1. Introduction to DeepSeekMoE

See the Introduction for more details.

2. How to Use

Here give some examples of how to use our model.

Text Completion

import torch
from transformers import AutoTokenizer, AutoModelForCausalLM, GenerationConfig

model_name = "deepseek-ai/deepseek-moe-16b-base"
tokenizer = AutoTokenizer.from_pretrained(model_name)
model = AutoModelForCausalLM.from_pretrained(model_name, torch_dtype=torch.bfloat16, device_map="auto")
model.generation_config = GenerationConfig.from_pretrained(model_name)
model.generation_config.pad_token_id = model.generation_config.eos_token_id

text = "An attention function can be described as mapping a query and a set of key-value pairs to an output, where the query, keys, values, and output are all vectors.

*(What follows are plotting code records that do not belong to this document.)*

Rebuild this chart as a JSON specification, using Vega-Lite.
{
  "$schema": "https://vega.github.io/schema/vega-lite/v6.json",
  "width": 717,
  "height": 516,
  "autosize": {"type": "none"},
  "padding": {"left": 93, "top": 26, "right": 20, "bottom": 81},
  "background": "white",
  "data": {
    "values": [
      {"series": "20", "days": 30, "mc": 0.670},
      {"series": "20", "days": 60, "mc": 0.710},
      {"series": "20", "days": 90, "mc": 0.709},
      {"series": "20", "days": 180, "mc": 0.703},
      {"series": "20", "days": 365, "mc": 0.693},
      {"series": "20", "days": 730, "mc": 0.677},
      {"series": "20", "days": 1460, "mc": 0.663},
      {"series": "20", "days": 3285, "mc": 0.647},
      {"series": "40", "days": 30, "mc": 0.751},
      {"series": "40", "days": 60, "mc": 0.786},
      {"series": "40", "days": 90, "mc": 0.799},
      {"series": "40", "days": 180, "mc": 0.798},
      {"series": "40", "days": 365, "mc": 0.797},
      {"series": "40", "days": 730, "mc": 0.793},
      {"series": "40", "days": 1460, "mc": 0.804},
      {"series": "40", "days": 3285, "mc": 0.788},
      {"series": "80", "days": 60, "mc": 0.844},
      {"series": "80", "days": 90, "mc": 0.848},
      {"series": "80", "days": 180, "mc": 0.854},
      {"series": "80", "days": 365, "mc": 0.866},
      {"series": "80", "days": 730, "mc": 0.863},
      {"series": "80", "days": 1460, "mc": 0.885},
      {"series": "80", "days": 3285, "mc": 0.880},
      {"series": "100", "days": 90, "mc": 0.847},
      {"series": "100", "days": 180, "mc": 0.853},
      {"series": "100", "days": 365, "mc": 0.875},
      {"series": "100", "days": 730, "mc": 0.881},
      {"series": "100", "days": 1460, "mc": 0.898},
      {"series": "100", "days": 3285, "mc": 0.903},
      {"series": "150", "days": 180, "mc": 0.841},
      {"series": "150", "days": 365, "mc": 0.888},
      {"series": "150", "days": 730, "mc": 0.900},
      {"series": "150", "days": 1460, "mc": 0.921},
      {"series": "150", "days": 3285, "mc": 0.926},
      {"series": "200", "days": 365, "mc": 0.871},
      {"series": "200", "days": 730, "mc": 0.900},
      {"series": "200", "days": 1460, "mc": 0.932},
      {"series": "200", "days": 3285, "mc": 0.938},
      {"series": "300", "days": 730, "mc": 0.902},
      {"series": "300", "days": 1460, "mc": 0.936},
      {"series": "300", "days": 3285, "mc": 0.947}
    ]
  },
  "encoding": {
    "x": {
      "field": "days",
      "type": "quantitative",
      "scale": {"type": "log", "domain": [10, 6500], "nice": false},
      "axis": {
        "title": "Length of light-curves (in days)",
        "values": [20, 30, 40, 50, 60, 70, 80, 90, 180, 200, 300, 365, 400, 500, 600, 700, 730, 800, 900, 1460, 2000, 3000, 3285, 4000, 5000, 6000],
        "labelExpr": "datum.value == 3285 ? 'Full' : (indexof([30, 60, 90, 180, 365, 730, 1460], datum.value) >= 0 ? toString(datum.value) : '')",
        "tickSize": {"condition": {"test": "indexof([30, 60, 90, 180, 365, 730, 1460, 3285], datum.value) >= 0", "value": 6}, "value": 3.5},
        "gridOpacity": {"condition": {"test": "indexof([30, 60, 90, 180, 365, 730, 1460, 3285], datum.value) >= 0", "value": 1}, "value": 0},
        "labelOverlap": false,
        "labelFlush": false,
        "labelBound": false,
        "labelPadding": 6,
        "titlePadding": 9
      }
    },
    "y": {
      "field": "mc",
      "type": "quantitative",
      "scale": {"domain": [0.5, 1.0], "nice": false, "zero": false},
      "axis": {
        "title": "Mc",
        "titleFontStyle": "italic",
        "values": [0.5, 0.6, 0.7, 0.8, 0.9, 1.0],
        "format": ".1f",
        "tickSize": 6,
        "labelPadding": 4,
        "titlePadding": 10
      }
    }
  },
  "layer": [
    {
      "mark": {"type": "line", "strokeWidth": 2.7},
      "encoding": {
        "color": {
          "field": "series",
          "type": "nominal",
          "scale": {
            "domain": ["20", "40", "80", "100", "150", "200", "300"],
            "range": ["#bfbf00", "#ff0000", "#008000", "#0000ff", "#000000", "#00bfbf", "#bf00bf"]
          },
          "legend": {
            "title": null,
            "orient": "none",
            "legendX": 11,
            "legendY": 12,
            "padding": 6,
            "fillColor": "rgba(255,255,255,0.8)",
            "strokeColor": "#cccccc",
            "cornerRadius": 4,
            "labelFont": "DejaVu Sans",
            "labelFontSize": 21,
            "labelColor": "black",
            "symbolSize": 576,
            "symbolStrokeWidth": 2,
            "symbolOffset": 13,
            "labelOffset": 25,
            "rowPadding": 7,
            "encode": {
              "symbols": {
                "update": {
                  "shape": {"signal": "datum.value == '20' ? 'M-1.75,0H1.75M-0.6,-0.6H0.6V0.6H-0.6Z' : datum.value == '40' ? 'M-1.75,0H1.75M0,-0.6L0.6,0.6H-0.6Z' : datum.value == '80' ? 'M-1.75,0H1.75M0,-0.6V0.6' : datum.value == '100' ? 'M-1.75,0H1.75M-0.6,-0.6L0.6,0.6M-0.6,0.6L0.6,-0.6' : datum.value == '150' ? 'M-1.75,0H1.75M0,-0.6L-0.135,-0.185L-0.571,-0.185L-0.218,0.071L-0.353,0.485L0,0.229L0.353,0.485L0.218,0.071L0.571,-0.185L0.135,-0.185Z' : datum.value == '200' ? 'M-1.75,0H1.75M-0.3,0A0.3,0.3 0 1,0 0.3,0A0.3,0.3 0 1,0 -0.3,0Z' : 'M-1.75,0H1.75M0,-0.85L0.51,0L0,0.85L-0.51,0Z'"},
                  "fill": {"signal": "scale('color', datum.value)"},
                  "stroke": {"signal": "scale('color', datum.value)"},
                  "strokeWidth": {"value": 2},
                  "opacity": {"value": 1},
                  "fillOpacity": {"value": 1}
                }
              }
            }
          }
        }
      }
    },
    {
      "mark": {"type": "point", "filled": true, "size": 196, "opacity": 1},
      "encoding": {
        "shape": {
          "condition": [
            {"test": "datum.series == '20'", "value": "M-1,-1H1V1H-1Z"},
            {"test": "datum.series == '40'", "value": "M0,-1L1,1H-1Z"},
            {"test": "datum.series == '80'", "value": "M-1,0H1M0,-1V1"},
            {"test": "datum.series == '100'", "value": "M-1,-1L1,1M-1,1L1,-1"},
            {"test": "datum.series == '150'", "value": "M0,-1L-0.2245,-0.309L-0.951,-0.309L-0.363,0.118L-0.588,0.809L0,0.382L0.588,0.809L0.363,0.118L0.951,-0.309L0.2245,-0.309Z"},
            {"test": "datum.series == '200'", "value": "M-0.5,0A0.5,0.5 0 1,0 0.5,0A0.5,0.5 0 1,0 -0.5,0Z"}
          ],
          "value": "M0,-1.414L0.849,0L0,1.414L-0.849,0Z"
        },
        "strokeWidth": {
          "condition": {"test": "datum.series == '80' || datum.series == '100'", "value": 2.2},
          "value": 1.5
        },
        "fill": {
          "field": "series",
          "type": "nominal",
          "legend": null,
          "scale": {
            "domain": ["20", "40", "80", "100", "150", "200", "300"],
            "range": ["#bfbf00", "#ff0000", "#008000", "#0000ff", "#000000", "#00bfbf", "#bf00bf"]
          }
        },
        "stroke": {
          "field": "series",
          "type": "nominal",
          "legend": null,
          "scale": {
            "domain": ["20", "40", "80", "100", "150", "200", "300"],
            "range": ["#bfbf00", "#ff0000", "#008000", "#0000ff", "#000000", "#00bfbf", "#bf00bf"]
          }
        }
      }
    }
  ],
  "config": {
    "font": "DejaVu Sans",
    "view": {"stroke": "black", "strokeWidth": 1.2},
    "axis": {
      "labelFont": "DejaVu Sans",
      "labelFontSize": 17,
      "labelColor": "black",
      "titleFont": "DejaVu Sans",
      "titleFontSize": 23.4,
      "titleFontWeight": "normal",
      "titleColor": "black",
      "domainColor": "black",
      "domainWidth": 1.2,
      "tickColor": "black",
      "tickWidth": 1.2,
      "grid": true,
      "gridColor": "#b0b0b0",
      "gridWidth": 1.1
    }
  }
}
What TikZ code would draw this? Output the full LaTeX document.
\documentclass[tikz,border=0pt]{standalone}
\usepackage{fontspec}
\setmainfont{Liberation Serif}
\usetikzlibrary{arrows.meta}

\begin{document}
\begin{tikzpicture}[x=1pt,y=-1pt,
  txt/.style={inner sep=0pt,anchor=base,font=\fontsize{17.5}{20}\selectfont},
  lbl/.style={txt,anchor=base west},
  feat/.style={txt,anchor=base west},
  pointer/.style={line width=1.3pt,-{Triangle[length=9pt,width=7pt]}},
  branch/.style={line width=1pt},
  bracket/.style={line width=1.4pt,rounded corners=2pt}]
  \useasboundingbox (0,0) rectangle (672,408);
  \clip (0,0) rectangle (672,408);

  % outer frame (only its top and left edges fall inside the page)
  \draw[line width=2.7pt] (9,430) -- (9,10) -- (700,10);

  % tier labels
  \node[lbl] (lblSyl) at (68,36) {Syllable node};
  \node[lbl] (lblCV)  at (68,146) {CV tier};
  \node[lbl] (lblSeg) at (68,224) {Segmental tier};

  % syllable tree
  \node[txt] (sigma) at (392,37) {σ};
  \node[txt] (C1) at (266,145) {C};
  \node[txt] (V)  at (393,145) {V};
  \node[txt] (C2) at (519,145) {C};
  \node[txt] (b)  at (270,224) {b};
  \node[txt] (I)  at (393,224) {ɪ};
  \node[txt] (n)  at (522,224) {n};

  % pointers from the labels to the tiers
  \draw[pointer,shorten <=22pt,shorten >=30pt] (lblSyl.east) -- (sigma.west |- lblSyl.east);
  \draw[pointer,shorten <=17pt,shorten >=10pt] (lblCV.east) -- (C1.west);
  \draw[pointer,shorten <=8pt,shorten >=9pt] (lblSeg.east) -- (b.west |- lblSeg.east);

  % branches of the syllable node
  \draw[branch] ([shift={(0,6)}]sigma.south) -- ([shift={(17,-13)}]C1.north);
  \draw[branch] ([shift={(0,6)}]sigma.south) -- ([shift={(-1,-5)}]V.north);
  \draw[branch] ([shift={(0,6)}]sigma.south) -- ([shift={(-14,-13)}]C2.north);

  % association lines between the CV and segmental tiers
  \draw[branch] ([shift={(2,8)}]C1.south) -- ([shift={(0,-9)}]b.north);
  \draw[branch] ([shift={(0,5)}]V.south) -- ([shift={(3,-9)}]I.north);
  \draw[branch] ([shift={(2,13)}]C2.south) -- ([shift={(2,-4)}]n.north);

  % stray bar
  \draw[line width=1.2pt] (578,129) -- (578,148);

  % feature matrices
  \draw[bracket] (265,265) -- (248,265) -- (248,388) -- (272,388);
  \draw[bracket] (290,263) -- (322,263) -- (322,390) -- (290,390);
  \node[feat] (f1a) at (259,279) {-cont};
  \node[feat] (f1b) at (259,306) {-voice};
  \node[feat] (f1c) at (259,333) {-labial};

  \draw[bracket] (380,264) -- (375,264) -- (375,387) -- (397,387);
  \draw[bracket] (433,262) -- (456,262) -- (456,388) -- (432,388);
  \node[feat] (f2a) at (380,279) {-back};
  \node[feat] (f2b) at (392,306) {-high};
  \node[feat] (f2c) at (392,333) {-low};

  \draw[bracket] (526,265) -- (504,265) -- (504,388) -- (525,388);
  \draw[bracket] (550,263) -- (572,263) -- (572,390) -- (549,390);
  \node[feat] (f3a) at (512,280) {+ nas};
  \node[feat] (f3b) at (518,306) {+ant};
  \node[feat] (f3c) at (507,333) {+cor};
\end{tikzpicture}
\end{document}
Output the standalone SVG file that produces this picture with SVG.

The output is"
inputs = tokenizer(text, return_tensors="pt")
outputs = model.generate(**inputs.to(model.device), max_new_tokens=100)

result = tokenizer.decode(outputs[0], skip_special_tokens=True)
print(result)

3. License

This code repository is licensed under the MIT License. The use of DeepSeekMoE models is subject to the Model License. DeepSeekMoE supports commercial use.

See the LICENSE-MODEL for more details.